### The data:
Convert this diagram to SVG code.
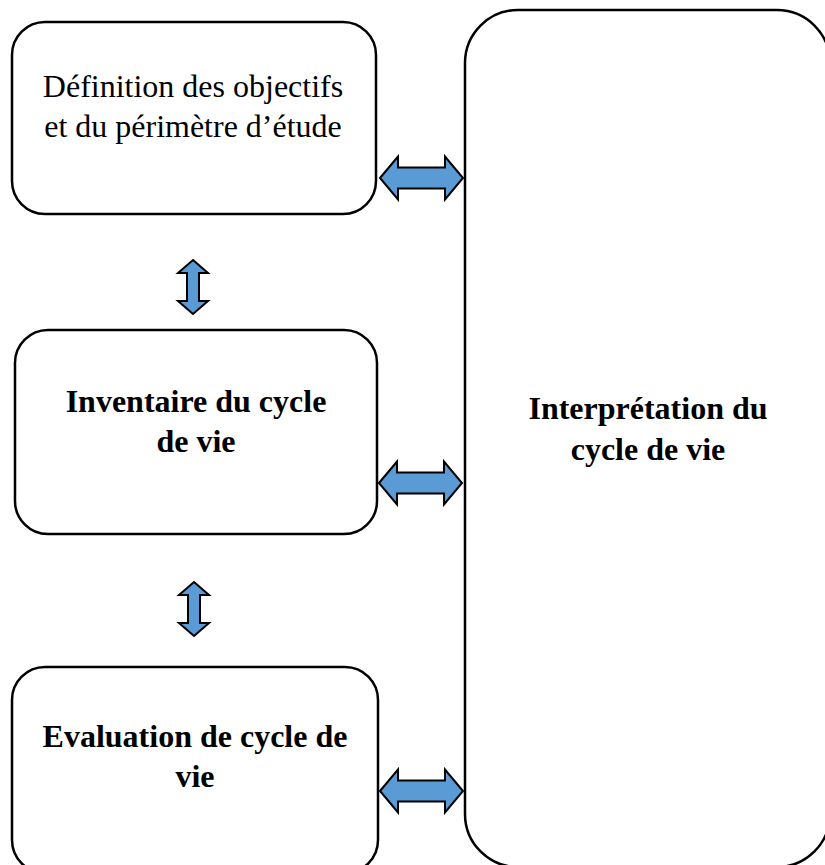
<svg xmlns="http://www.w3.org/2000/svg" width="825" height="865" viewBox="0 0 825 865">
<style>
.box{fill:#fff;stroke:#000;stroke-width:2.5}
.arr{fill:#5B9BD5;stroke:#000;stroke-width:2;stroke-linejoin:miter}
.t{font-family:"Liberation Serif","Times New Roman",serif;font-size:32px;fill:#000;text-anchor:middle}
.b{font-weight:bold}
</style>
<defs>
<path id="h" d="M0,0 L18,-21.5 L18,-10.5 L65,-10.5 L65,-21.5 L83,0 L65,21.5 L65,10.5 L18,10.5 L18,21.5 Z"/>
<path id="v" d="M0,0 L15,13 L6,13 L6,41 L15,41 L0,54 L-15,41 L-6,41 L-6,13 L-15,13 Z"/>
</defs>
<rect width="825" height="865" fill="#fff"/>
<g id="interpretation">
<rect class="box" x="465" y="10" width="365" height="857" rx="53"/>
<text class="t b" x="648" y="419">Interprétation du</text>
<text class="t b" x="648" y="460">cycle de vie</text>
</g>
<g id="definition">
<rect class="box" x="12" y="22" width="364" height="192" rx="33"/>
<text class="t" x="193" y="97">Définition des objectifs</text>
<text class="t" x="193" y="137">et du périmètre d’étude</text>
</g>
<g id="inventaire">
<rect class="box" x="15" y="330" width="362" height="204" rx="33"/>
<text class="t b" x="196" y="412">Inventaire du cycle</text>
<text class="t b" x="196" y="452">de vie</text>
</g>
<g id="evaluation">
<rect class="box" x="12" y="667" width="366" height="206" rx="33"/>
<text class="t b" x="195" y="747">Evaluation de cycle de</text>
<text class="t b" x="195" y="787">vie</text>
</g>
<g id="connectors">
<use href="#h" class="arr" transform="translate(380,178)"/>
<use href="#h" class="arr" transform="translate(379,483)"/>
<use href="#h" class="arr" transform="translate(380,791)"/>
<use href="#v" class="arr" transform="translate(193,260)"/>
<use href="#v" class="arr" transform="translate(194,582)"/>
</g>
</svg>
* * *
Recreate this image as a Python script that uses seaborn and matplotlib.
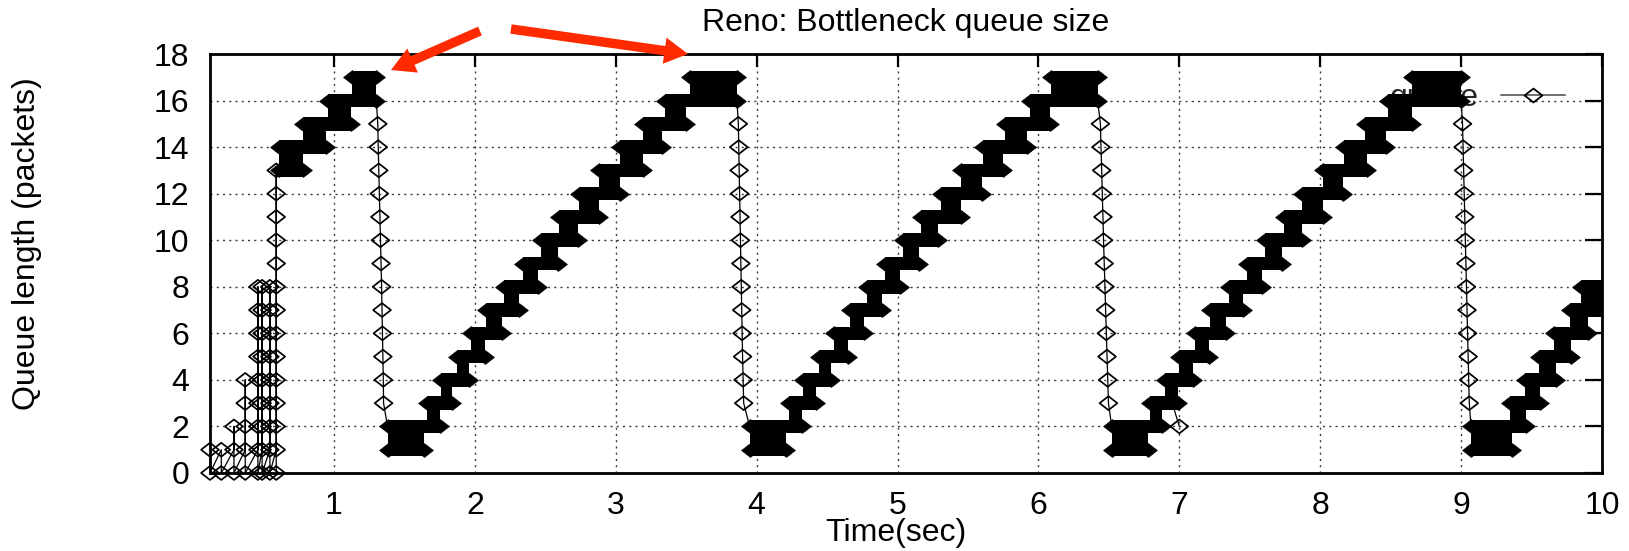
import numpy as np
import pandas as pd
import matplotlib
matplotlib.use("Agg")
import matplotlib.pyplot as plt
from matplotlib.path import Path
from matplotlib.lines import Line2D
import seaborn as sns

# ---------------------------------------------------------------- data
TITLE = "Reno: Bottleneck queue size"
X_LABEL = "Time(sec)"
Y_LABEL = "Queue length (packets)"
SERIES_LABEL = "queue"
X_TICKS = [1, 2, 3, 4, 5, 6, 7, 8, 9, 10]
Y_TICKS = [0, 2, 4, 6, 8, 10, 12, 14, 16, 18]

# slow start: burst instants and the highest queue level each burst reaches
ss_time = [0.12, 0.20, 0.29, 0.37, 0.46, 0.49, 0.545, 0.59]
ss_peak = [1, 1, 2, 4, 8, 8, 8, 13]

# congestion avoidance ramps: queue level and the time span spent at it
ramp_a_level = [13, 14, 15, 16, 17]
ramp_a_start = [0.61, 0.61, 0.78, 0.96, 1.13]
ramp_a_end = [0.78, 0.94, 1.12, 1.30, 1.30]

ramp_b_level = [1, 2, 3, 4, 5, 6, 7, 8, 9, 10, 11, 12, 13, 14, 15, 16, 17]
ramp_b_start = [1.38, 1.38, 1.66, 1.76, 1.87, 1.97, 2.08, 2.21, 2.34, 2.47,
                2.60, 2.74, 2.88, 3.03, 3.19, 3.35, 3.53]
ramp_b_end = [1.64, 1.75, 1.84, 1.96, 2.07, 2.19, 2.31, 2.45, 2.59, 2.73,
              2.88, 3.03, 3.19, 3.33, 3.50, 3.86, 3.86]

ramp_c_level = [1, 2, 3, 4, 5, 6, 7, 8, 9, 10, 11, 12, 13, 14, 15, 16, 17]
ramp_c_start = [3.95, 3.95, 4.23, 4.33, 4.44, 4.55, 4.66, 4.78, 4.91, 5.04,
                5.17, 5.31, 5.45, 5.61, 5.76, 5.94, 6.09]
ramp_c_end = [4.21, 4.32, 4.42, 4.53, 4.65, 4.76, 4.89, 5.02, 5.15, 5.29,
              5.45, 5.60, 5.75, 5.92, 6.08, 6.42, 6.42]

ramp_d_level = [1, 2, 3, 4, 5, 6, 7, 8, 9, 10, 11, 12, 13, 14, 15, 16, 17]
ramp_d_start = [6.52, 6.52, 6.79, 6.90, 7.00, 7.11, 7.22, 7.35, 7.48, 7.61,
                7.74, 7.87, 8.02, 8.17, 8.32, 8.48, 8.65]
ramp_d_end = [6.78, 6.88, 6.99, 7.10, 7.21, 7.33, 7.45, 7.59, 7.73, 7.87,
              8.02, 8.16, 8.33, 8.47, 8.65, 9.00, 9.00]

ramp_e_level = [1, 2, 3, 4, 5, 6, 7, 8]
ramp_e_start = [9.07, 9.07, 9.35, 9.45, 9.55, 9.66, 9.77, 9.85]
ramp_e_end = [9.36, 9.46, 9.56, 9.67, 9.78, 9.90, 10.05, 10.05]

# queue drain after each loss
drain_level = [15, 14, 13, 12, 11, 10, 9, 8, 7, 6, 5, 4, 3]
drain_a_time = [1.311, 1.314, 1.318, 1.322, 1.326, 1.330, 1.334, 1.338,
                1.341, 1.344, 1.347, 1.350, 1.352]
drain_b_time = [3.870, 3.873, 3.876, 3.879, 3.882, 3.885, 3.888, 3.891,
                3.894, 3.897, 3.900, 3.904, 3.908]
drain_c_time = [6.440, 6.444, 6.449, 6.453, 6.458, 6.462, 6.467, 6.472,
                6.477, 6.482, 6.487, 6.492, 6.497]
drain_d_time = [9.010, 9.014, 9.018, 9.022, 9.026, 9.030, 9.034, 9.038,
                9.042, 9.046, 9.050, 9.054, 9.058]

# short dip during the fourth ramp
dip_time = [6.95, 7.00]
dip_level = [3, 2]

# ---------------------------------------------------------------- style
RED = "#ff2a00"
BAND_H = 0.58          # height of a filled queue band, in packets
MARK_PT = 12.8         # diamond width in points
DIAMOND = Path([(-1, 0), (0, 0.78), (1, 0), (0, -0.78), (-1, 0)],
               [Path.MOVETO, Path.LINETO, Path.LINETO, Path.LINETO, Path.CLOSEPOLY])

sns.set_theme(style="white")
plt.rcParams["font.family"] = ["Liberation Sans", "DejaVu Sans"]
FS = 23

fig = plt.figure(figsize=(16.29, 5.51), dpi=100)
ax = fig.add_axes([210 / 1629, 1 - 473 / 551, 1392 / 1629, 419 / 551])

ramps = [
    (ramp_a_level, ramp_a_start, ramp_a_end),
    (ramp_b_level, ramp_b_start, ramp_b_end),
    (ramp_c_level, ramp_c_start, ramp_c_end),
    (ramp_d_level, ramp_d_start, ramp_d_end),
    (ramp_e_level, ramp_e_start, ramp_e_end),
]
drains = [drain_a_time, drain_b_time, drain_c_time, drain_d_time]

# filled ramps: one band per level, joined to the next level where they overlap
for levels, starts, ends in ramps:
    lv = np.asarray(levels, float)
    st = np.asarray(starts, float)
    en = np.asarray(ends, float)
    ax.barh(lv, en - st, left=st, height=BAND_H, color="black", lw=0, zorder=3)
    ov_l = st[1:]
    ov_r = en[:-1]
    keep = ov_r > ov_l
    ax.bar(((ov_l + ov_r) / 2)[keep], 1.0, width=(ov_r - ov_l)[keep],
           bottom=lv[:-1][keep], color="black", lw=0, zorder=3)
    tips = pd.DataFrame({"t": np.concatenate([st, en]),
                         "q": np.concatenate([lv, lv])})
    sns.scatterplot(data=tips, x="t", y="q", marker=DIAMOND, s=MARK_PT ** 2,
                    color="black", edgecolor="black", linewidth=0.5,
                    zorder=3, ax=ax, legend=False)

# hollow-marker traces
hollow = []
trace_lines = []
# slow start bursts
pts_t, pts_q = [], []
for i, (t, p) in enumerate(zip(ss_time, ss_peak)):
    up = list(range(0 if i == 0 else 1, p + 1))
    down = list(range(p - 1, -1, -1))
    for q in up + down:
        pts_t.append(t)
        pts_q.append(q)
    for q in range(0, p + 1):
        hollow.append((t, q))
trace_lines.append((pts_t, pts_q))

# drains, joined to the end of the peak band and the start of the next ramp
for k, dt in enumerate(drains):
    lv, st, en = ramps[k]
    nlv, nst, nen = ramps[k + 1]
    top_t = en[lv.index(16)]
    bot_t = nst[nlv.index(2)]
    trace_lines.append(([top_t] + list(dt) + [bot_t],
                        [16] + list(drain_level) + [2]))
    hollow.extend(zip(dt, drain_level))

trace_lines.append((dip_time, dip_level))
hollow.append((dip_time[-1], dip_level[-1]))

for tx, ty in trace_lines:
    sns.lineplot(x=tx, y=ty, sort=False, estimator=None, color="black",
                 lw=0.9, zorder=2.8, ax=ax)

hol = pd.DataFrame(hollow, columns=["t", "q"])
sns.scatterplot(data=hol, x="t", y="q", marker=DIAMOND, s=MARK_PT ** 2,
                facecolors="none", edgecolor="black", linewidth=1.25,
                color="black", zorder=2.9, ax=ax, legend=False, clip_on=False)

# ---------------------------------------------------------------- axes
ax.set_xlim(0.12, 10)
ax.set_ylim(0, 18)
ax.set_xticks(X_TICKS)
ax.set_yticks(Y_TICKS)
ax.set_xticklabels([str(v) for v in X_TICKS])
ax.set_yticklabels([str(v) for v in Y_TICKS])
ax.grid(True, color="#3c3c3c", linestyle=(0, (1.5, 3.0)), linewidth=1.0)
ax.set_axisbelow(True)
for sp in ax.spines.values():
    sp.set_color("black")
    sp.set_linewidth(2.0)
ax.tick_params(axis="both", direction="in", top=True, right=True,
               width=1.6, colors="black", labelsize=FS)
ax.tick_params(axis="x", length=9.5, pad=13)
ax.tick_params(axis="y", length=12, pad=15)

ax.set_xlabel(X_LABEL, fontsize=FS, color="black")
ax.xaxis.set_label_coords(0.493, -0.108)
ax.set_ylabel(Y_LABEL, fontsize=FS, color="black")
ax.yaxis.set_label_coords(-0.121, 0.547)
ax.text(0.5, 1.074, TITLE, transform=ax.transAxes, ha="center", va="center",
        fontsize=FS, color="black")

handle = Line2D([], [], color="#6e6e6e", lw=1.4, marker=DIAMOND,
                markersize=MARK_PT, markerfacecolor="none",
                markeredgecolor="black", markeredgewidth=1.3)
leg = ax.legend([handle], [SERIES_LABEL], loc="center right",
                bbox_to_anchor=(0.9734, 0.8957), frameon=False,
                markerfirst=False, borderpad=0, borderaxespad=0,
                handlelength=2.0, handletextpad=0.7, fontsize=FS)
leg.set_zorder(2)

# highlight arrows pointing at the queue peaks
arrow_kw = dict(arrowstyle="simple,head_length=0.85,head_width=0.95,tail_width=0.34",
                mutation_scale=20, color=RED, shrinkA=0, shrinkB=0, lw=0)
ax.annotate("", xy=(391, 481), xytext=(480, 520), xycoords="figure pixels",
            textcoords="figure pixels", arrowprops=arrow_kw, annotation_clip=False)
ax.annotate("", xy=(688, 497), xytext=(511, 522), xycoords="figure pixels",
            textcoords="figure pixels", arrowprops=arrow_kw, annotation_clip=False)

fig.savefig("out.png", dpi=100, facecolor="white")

### Problem to work on:
Transcribe only the lines from the line holding "Recreate this image" through the line holding "8.02, 8.16, 8.33, 8.47, 8.65, 9.00, 9.00]", inclusive, without any of the pictures.

### Expected answer:
Recreate this image as a Python script that uses seaborn and matplotlib.
import numpy as np
import pandas as pd
import matplotlib
matplotlib.use("Agg")
import matplotlib.pyplot as plt
from matplotlib.path import Path
from matplotlib.lines import Line2D
import seaborn as sns

# ---------------------------------------------------------------- data
TITLE = "Reno: Bottleneck queue size"
X_LABEL = "Time(sec)"
Y_LABEL = "Queue length (packets)"
SERIES_LABEL = "queue"
X_TICKS = [1, 2, 3, 4, 5, 6, 7, 8, 9, 10]
Y_TICKS = [0, 2, 4, 6, 8, 10, 12, 14, 16, 18]

# slow start: burst instants and the highest queue level each burst reaches
ss_time = [0.12, 0.20, 0.29, 0.37, 0.46, 0.49, 0.545, 0.59]
ss_peak = [1, 1, 2, 4, 8, 8, 8, 13]

# congestion avoidance ramps: queue level and the time span spent at it
ramp_a_level = [13, 14, 15, 16, 17]
ramp_a_start = [0.61, 0.61, 0.78, 0.96, 1.13]
ramp_a_end = [0.78, 0.94, 1.12, 1.30, 1.30]

ramp_b_level = [1, 2, 3, 4, 5, 6, 7, 8, 9, 10, 11, 12, 13, 14, 15, 16, 17]
ramp_b_start = [1.38, 1.38, 1.66, 1.76, 1.87, 1.97, 2.08, 2.21, 2.34, 2.47,
                2.60, 2.74, 2.88, 3.03, 3.19, 3.35, 3.53]
ramp_b_end = [1.64, 1.75, 1.84, 1.96, 2.07, 2.19, 2.31, 2.45, 2.59, 2.73,
              2.88, 3.03, 3.19, 3.33, 3.50, 3.86, 3.86]

ramp_c_level = [1, 2, 3, 4, 5, 6, 7, 8, 9, 10, 11, 12, 13, 14, 15, 16, 17]
ramp_c_start = [3.95, 3.95, 4.23, 4.33, 4.44, 4.55, 4.66, 4.78, 4.91, 5.04,
                5.17, 5.31, 5.45, 5.61, 5.76, 5.94, 6.09]
ramp_c_end = [4.21, 4.32, 4.42, 4.53, 4.65, 4.76, 4.89, 5.02, 5.15, 5.29,
              5.45, 5.60, 5.75, 5.92, 6.08, 6.42, 6.42]

ramp_d_level = [1, 2, 3, 4, 5, 6, 7, 8, 9, 10, 11, 12, 13, 14, 15, 16, 17]
ramp_d_start = [6.52, 6.52, 6.79, 6.90, 7.00, 7.11, 7.22, 7.35, 7.48, 7.61,
                7.74, 7.87, 8.02, 8.17, 8.32, 8.48, 8.65]
ramp_d_end = [6.78, 6.88, 6.99, 7.10, 7.21, 7.33, 7.45, 7.59, 7.73, 7.87,
              8.02, 8.16, 8.33, 8.47, 8.65, 9.00, 9.00]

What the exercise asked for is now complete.